Message from the Associate Dean for Admissions and Student Services:
Success in law school involves more than just intellectual curiosity and sense of purpose. It involves refining time management skills, handling stress proactively and forging relationships with faculty and peers. It also involves making the best possible use of available services and opportunities. Through a coordination of efforts, the College of Law and the larger FIU campus provide a broad range of services and facilities that satisfactorily meet the personal and professional needs of our students.
Florida Bar Requirements
For information regarding requirements for the Florida Bar exam, visit their website at: http://www.floridabarexam.org
The Florida International University College of Law Mentoring Program is designed to generate connections between practicing lawyers, judges and law students. The goal is to provide students with an insight into the everyday legal practice, apart from the academic experience in the classroom. In this way, the program hopes that its students can make better career choices and be better prepared to practice law upon graduation. The program puts a particular emphasis on one-on-one interaction between a student and a practicing lawyer or judge. Whenever possible, the program seeks to match a student’s interest in a particular legal specialty with a lawyer practicing in that field or judge presiding over a relevant court division. If you are interested in participating in this program, either as a practitioner, a member of the judiciary or law student, please contact the Associate Dean for Admissions and Students Services for further information. (305) 348-2444 or e-mail: firstname.lastname@example.org.
Faculty advisors are designated during Orientation but students should feel free to select from the College of Law faculty and administration for advice and consultation. The Associate Dean for Academic Affairs, Tawia Baidoe Ansah is also available to counsel students regarding academic matters. Students should feel free to make an appointment to see Associate Dean Tawia Baidoe Ansah (305-348-2444 or e-mail: email@example.com) or a faculty member at any time.
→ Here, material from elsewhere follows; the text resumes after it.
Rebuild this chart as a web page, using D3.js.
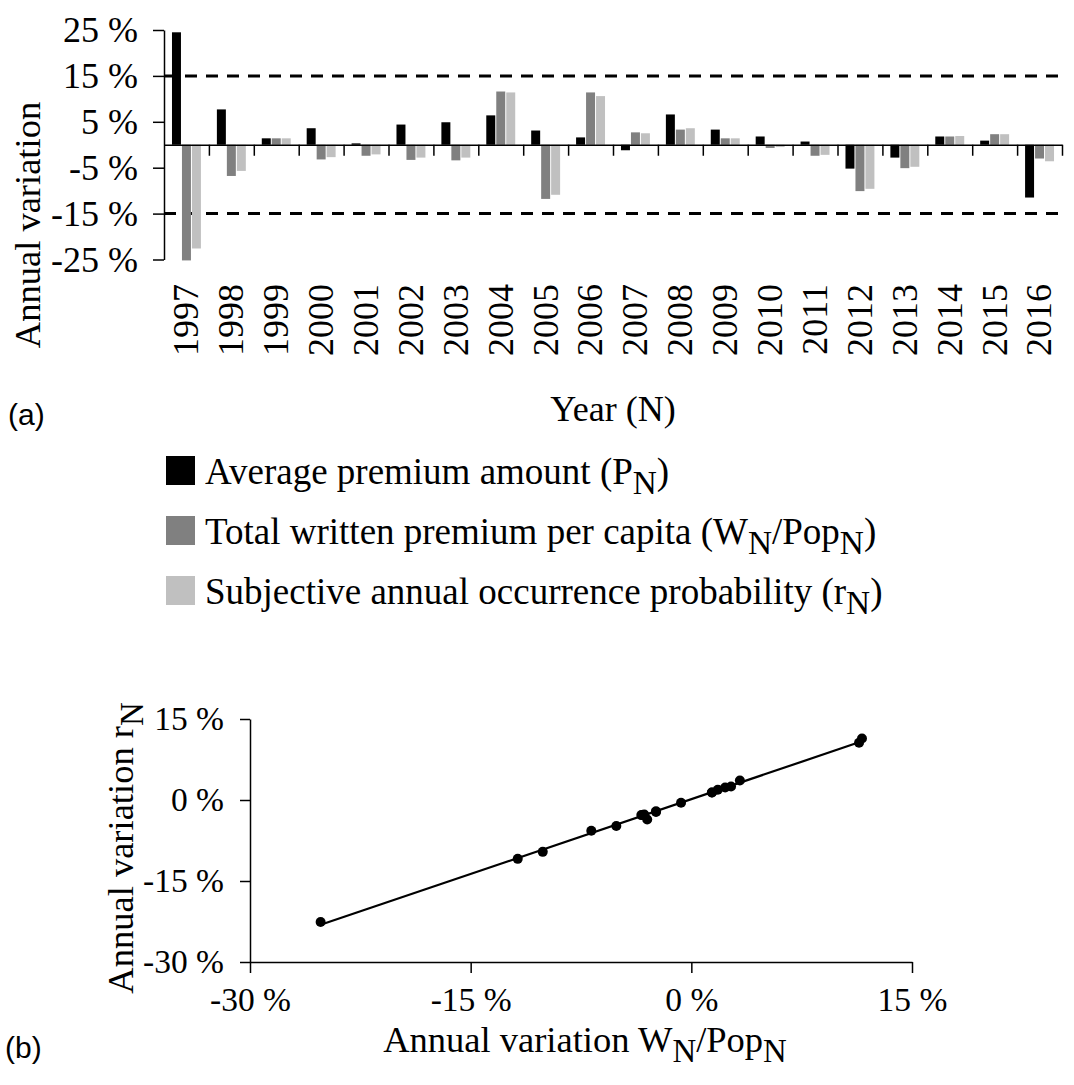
<!DOCTYPE html>
<html>
<head>
<meta charset="utf-8">
<script src="https://cdn.jsdelivr.net/npm/d3@7"></script>
</head>
<body style="margin:0; background:#fff">
<div id="chart"></div>
<script>
// data (annual variation, %)
const years = ["1997", "1998", "1999", "2000", "2001", "2002", "2003", "2004", "2005", "2006",
               "2007", "2008", "2009", "2010", "2011", "2012", "2013", "2014", "2015", "2016"];
const premium = [24.5, 7.7, 1.4, 3.6, 0.3, 4.4, 4.9, 6.4, 3.1, 1.6,
                 -1.2, 6.6, 3.3, 1.8, 0.7, -5.2, -2.8, 1.8, 0.9, -11.5];
const written = [-25.2, -6.8, 1.4, -3.2, -2.4, -3.3, -3.4, 11.6, -11.8, 11.4,
                 2.7, 3.3, 1.4, -0.7, -2.4, -10.1, -5.1, 1.8, 2.3, -3.0];
const prob = [-22.6, -5.7, 1.4, -2.7, -2.1, -2.8, -2.8, 11.4, -10.9, 10.6,
              2.5, 3.6, 1.4, -0.5, -2.2, -9.6, -4.8, 1.9, 2.3, -3.6];
const barTicks = [-25, -15, -5, 5, 15, 25];
const limitLines = [15, -15];
const scatterTicks = [-30, -15, 0, 15];

const seriesKeys = ["premium", "written", "prob"];
const seriesColors = {premium: "#000000", written: "#808080", prob: "#c0c0c0"};
const legendLabels = [
  [["Average premium amount (P", 0], ["N", 1], [")", 0]],
  [["Total written premium per capita (W", 0], ["N", 1], ["/Pop", 0], ["N", 1], [")", 0]],
  [["Subjective annual occurrence probability (r", 0], ["N", 1], [")", 0]]
];

const serif = '"Liberation Serif", "Times New Roman", serif';
const sans = '"Liberation Sans", Arial, sans-serif';

const rows = years.map((yr, i) => ({year: yr, premium: premium[i], written: written[i], prob: prob[i]}));

const svg = d3.select("#chart").append("svg")
  .attr("width", 1074)
  .attr("height", 1085)
  .style("display", "block");

// writes text pieces, subscripts shifted down a bit
function richText(sel, parts, size) {
  let down = false;
  parts.forEach(p => {
    const t = sel.append("tspan").text(p[0]);
    if (p[1]) t.attr("font-size", size * 0.9);
    if (p[1] && !down) { t.attr("dy", size * 0.28); down = true; }
    else if (!p[1] && down) { t.attr("dy", -size * 0.28); down = false; }
  });
}

// ---------- (a) bar chart ----------
let margin = {top: 30, left: 164};
let w = 898, h = 229.5;

let g = svg.append("g").attr("transform", `translate(${margin.left},${margin.top})`);

let x0 = d3.scaleBand().domain(years).range([0, w]);
let x1 = d3.scaleBand().domain(seriesKeys).range([0, x0.bandwidth()])
  .paddingInner(0.1).paddingOuter(0.8);
let y = d3.scaleLinear().domain([-25, 25]).range([h, 0]);

g.selectAll(".limit")
  .data(limitLines)
  .enter().append("line")
    .attr("class", "limit")
    .attr("x1", 0).attr("x2", w)
    .attr("y1", d => y(d)).attr("y2", d => y(d))
    .attr("stroke", "#000")
    .attr("stroke-width", 3)
    .attr("stroke-dasharray", "12,9");

g.selectAll(".year")
  .data(rows)
  .enter().append("g")
    .attr("class", "year")
    .attr("transform", d => `translate(${x0(d.year)},0)`)
  .selectAll("rect")
  .data(d => seriesKeys.map(k => ({key: k, value: d[k]})))
  .enter().append("rect")
    .attr("x", d => x1(d.key))
    .attr("width", x1.bandwidth())
    .attr("y", d => y(Math.max(0, d.value)))
    .attr("height", d => Math.abs(y(d.value) - y(0)))
    .attr("fill", d => seriesColors[d.key]);

let yAxis = g.append("g")
  .call(d3.axisLeft(y).tickValues(barTicks).tickSize(11).tickSizeOuter(0).tickPadding(15)
    .tickFormat(d => d + " %"));

// zero line with ticks at the year boundaries
let xb = d3.scaleLinear().domain([0, years.length]).range([0, w]);
let zeroAxis = g.append("g")
  .attr("transform", `translate(0,${y(0)})`)
  .call(d3.axisBottom(xb).tickValues(d3.range(1, years.length + 1)).tickSize(11).tickSizeOuter(0)
    .tickFormat(""));

let yearAxis = g.append("g")
  .attr("transform", `translate(0,${284 - margin.top})`)
  .call(d3.axisBottom(x0).tickSize(0));
yearAxis.select(".domain").remove();
yearAxis.selectAll("text")
  .attr("transform", "rotate(-90)")
  .attr("x", 0).attr("y", 0).attr("dy", "0.33em")
  .style("text-anchor", "end");

[yAxis, zeroAxis, yearAxis].forEach(a => {
  a.attr("font-size", 36);
  a.selectAll("path, line").attr("stroke", "#000").attr("stroke-width", 1.5);
});

svg.append("text")
  .attr("transform", "translate(40,225) rotate(-90)")
  .attr("text-anchor", "middle")
  .attr("font-size", 36.5)
  .text("Annual variation");

svg.append("text")
  .attr("x", 613).attr("y", 421)
  .attr("text-anchor", "middle")
  .attr("font-size", 36)
  .text("Year (N)");

// legend
let legend = svg.selectAll(".legend")
  .data(legendLabels)
  .enter().append("g")
    .attr("class", "legend")
    .attr("transform", (d, i) => `translate(166,${456 + i * 60})`);
legend.append("rect")
  .attr("width", 29).attr("height", 29)
  .attr("fill", (d, i) => seriesColors[seriesKeys[i]]);
legend.append("text")
  .attr("x", 39).attr("y", 28)
  .attr("font-size", 37)
  .each(function(d) { richText(d3.select(this), d, 37); });

// ---------- (b) scatter ----------
let sx = d3.scaleLinear().domain([-30, 15]).range([250, 912]);
let sy = d3.scaleLinear().domain([-30, 15]).range([962, 719]);

let sxAxis = svg.append("g")
  .attr("transform", `translate(0,${sy(-30)})`)
  .call(d3.axisBottom(sx).tickValues(scatterTicks).tickSize(11).tickSizeOuter(0).tickPadding(14)
    .tickFormat(d => d + " %"));
let syAxis = svg.append("g")
  .attr("transform", `translate(${sx(-30)},0)`)
  .call(d3.axisLeft(sy).tickValues(scatterTicks).tickSize(10).tickSizeOuter(0).tickPadding(16)
    .tickFormat(d => d + " %"));
[sxAxis, syAxis].forEach(a => {
  a.attr("font-size", 33.5);
  a.selectAll("path, line").attr("stroke", "#000").attr("stroke-width", 1.5);
});

// least squares trend line
let pts = written.map((v, i) => [v, prob[i]]);
let mx = d3.mean(pts, d => d[0]), my = d3.mean(pts, d => d[1]);
let slope = d3.sum(pts, d => (d[0] - mx) * (d[1] - my)) / d3.sum(pts, d => (d[0] - mx) ** 2);
let icpt = my - slope * mx;
let ext = d3.extent(pts, d => d[0]);

svg.append("line")
  .attr("x1", sx(ext[0])).attr("y1", sy(slope * ext[0] + icpt))
  .attr("x2", sx(ext[1])).attr("y2", sy(slope * ext[1] + icpt))
  .attr("stroke", "#000")
  .attr("stroke-width", 2.2);

svg.selectAll(".dot")
  .data(pts)
  .enter().append("circle")
    .attr("class", "dot")
    .attr("cx", d => sx(d[0]))
    .attr("cy", d => sy(d[1]))
    .attr("r", 5)
    .attr("fill", "#000");

svg.append("text")
  .attr("transform", "translate(133,848) rotate(-90)")
  .attr("text-anchor", "middle")
  .attr("font-size", 36.5)
  .call(t => richText(t, [["Annual variation r", 0], ["N", 1]], 36.5));

svg.append("text")
  .attr("x", 585).attr("y", 1052)
  .attr("text-anchor", "middle")
  .attr("font-size", 36.5)
  .call(t => richText(t, [["Annual variation W", 0], ["N", 1], ["/Pop", 0], ["N", 1]], 36.5));

// every text so far is serif, like the figure
svg.selectAll("text").attr("font-family", null).style("font-family", serif).attr("fill", "#000");
svg.selectAll("g").attr("font-family", null);

// panel letters in a sans face
svg.append("text")
  .attr("x", 8).attr("y", 425)
  .style("font-family", sans)
  .attr("font-size", 30)
  .text("(a)");
svg.append("text")
  .attr("x", 5).attr("y", 1058)
  .style("font-family", sans)
  .attr("font-size", 30)
  .text("(b)");
</script>
</body>
</html>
In addition to receiving a rigorous and stimulating classroom experience, Florida International University College of Law students have the opportunity to enhance their educational experience by participating in organizations. Student organization members share unique talents, interests, skills, and goals enriching the lives of each other and the College of Law. The organizations promote various activities for law students. To view a list of all the organizations and obtain additional information please visit the Student Organizations section.
The FIU Law Review
The FIU College of Law sponsors a student-edited scholarly law journal publishing articles of interest to lawyers, judges, and academics. Membership on the Law Review will be based on a writing competition open to the full-time students after the first year and part-time students after the second year of law school.
Board of Advocates
The FIU College of Law Board of Advocates is a student moot court organization designed to develop the student’s advocacy skills in a variety of legal contexts. Board members compete in regional, national and international appellate advocacy, trial advocacy, client counseling, mediation and negotiation competitions. Competing in its first year locally and against teams throughout the country the members of the FIU Moot Court team won the Runner-Up Trophy at the Annual Wechsler First Amendment Moot Court Competition in Washington, D.C., and a Best Brief, Semi-finalist finish in the 2004 Robert Orseck Memorial Moot Court Competition in Boca Raton, FL. The Board also sponsors an intramural appellate advocacy competition (in conjunction with the Appellate Practice I course) to hone the second-year law student’s brief writing and oral argument skills.
Trial Practice is an intensive course of study that teaches the legal mechanics and human dynamics of trying a lawsuit. The class incorporates a lecture and performance component. Trial skills taught include developing a case theme and theory, presenting a persuasive opening statement and closing argument, conducting direct and cross examination, introducing exhibits and making objections. Student performances are videotaped weekly and made readily available for review and critique. Instead of a written final exam, each student participates in a mock jury trial before a sitting judge and experienced trial lawyers.